▶ [Problem description]
Without the pictures, output the lines of the material from the very first through the one that holds "plt.rcParams['axes.unicode_minus'] = False".
____
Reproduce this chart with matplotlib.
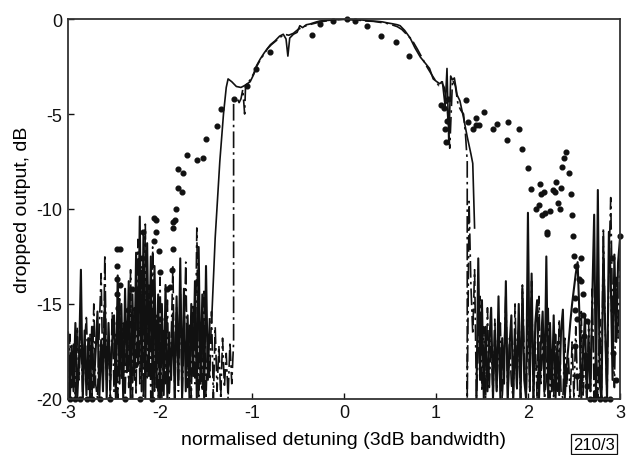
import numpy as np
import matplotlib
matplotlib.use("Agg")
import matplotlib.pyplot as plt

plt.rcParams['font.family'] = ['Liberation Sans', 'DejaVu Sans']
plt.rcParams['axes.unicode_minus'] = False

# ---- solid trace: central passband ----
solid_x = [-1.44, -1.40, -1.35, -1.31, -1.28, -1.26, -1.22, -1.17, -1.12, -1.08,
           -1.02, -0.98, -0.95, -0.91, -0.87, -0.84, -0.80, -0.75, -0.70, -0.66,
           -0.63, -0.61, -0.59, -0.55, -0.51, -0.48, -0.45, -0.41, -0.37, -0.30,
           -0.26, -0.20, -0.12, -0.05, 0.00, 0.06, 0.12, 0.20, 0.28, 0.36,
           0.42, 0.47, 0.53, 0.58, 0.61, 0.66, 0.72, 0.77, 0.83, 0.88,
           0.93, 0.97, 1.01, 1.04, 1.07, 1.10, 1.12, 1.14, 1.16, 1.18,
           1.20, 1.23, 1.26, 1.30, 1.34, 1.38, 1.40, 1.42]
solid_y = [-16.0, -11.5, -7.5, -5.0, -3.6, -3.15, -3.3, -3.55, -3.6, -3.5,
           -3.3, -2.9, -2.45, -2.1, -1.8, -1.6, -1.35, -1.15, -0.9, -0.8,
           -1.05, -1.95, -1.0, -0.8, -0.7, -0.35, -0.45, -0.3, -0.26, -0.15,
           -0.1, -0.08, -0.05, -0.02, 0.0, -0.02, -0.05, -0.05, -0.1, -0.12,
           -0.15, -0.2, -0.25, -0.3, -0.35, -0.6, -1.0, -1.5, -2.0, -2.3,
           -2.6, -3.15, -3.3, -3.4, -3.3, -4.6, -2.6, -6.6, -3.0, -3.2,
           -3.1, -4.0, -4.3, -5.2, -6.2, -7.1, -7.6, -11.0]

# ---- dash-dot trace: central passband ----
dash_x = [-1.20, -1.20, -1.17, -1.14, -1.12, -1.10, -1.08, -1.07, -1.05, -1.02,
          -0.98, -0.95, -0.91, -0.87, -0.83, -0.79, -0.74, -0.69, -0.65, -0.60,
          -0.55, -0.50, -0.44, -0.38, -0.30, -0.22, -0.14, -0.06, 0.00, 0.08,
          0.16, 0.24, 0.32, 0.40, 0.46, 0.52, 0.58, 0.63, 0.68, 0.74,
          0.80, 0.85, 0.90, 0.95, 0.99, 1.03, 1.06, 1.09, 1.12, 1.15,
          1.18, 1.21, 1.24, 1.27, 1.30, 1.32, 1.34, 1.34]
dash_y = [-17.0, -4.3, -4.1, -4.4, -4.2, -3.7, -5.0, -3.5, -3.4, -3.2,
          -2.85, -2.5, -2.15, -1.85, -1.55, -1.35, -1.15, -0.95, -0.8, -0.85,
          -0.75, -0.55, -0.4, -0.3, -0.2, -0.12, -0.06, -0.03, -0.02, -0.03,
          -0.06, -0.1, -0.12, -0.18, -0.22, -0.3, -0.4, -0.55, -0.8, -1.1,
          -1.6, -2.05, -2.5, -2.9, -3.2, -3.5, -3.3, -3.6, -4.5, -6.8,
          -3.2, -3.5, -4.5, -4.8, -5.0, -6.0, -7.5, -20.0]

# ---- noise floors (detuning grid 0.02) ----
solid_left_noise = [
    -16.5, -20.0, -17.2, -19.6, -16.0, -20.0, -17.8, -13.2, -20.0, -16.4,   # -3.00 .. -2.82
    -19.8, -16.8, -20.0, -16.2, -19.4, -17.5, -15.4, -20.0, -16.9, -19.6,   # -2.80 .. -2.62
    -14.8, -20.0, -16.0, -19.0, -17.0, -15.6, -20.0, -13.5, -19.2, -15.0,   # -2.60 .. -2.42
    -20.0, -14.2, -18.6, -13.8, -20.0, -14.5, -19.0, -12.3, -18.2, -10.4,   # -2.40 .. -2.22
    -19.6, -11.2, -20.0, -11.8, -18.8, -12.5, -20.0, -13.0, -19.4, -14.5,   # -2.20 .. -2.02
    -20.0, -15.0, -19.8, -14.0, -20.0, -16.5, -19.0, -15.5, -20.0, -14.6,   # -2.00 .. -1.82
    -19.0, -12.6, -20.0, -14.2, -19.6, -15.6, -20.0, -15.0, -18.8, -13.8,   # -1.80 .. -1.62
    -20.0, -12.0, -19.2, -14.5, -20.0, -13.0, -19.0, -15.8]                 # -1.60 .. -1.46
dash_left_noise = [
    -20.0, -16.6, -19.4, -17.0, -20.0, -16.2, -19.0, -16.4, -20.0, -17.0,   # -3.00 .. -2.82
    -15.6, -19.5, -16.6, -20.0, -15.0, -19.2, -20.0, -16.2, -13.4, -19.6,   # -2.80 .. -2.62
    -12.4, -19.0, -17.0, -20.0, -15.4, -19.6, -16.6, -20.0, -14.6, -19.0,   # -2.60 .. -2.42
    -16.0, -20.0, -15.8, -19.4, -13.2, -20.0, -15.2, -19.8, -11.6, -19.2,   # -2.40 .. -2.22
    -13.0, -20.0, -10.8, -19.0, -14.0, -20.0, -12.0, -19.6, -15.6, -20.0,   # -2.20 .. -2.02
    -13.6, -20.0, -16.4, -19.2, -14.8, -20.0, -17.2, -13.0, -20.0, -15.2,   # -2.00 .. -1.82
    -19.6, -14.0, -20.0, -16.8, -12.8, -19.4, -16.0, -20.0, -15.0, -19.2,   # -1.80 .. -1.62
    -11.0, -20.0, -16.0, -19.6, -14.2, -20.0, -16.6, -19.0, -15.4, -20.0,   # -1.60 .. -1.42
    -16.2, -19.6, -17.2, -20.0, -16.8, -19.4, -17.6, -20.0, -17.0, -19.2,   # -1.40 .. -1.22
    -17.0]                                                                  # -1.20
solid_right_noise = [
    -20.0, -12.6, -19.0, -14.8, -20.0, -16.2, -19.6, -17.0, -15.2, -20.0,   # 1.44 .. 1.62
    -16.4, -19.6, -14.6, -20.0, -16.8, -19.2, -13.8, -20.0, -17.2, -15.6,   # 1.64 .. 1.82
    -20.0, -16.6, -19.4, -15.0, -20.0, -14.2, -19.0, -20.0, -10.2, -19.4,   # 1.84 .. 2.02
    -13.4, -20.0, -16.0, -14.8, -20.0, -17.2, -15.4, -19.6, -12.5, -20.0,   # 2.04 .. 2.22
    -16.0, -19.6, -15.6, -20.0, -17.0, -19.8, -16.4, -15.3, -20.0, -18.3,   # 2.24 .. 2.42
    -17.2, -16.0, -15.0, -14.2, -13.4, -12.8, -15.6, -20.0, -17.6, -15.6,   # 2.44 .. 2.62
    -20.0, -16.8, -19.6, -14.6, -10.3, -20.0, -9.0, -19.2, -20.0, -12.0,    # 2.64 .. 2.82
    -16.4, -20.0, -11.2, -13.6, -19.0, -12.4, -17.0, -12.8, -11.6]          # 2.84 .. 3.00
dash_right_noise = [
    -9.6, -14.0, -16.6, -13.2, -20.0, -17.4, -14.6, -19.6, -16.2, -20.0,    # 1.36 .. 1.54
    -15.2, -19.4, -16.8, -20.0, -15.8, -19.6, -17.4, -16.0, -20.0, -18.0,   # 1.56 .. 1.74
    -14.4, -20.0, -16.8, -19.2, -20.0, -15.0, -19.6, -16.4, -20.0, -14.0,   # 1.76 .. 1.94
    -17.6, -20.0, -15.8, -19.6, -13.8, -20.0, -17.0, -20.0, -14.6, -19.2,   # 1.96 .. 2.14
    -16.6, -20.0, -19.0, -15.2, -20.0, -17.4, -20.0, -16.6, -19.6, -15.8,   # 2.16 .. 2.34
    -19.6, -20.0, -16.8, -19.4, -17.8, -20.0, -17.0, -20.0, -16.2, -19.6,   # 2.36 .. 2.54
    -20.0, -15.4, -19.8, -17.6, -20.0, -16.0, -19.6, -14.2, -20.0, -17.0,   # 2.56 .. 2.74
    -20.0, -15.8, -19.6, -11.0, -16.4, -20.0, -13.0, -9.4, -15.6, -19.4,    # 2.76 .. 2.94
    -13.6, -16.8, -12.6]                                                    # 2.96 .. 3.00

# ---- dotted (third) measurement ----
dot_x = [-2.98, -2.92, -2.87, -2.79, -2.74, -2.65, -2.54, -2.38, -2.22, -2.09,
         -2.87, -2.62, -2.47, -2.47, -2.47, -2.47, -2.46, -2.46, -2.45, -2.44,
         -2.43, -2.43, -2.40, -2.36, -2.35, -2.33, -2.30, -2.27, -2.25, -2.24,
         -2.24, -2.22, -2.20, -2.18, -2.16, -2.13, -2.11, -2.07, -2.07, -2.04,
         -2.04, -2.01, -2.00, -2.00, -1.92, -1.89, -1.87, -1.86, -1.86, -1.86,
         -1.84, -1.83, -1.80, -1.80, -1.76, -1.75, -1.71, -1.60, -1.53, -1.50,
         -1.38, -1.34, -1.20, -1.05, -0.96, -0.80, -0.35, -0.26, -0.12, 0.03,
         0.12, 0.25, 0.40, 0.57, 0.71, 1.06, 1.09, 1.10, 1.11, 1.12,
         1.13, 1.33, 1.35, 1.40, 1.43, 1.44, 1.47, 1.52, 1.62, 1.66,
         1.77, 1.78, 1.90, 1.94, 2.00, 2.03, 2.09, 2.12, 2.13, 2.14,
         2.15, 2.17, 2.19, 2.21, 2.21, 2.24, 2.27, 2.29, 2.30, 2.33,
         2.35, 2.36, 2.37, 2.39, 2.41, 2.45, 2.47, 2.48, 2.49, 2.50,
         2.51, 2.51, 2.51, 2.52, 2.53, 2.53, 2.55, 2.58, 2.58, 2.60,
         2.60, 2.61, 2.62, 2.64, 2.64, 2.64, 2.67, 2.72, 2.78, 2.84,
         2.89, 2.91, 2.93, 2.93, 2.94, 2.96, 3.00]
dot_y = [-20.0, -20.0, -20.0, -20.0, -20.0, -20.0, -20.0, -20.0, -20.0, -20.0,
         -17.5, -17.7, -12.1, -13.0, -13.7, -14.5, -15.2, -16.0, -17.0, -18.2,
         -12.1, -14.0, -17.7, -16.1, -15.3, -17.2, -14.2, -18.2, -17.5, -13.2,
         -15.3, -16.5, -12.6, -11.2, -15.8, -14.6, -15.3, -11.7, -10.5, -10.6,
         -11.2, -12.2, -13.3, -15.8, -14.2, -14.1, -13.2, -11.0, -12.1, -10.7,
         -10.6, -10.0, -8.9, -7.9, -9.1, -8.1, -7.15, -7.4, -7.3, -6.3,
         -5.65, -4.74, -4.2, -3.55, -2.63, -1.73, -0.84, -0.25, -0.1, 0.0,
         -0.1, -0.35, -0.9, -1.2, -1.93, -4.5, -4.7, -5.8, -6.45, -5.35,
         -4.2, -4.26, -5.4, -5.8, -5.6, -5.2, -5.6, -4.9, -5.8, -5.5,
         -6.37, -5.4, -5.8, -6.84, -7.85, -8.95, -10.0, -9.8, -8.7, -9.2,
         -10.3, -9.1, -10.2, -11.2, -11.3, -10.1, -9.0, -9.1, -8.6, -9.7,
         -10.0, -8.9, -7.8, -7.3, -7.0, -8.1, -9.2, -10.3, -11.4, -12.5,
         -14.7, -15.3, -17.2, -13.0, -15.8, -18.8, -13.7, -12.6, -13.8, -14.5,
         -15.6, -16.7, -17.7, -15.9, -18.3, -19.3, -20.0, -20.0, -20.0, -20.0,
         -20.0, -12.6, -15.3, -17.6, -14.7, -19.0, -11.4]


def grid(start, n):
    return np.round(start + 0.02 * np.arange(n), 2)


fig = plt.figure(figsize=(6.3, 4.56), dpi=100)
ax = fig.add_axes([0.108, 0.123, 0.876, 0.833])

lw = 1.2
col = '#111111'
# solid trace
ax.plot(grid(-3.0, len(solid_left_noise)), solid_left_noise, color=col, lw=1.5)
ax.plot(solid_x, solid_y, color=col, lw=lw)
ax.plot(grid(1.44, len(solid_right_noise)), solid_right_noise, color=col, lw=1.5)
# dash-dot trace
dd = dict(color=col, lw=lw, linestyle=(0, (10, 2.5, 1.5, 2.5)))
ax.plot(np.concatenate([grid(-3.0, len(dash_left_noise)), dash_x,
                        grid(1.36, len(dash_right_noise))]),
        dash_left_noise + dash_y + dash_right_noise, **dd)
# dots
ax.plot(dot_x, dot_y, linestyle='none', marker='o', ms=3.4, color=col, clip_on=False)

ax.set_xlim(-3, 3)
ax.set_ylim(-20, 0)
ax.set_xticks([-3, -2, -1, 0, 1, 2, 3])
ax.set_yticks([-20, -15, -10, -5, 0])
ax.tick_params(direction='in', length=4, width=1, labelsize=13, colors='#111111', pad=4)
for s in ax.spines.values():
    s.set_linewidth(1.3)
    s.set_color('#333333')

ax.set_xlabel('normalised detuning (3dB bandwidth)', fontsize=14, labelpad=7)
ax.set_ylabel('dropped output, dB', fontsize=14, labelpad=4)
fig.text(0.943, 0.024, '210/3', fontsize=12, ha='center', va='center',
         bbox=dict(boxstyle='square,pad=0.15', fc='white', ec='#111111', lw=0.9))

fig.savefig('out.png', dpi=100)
____
▶ [Output below]
Reproduce this chart with matplotlib.
import numpy as np
import matplotlib
matplotlib.use("Agg")
import matplotlib.pyplot as plt

plt.rcParams['font.family'] = ['Liberation Sans', 'DejaVu Sans']
plt.rcParams['axes.unicode_minus'] = False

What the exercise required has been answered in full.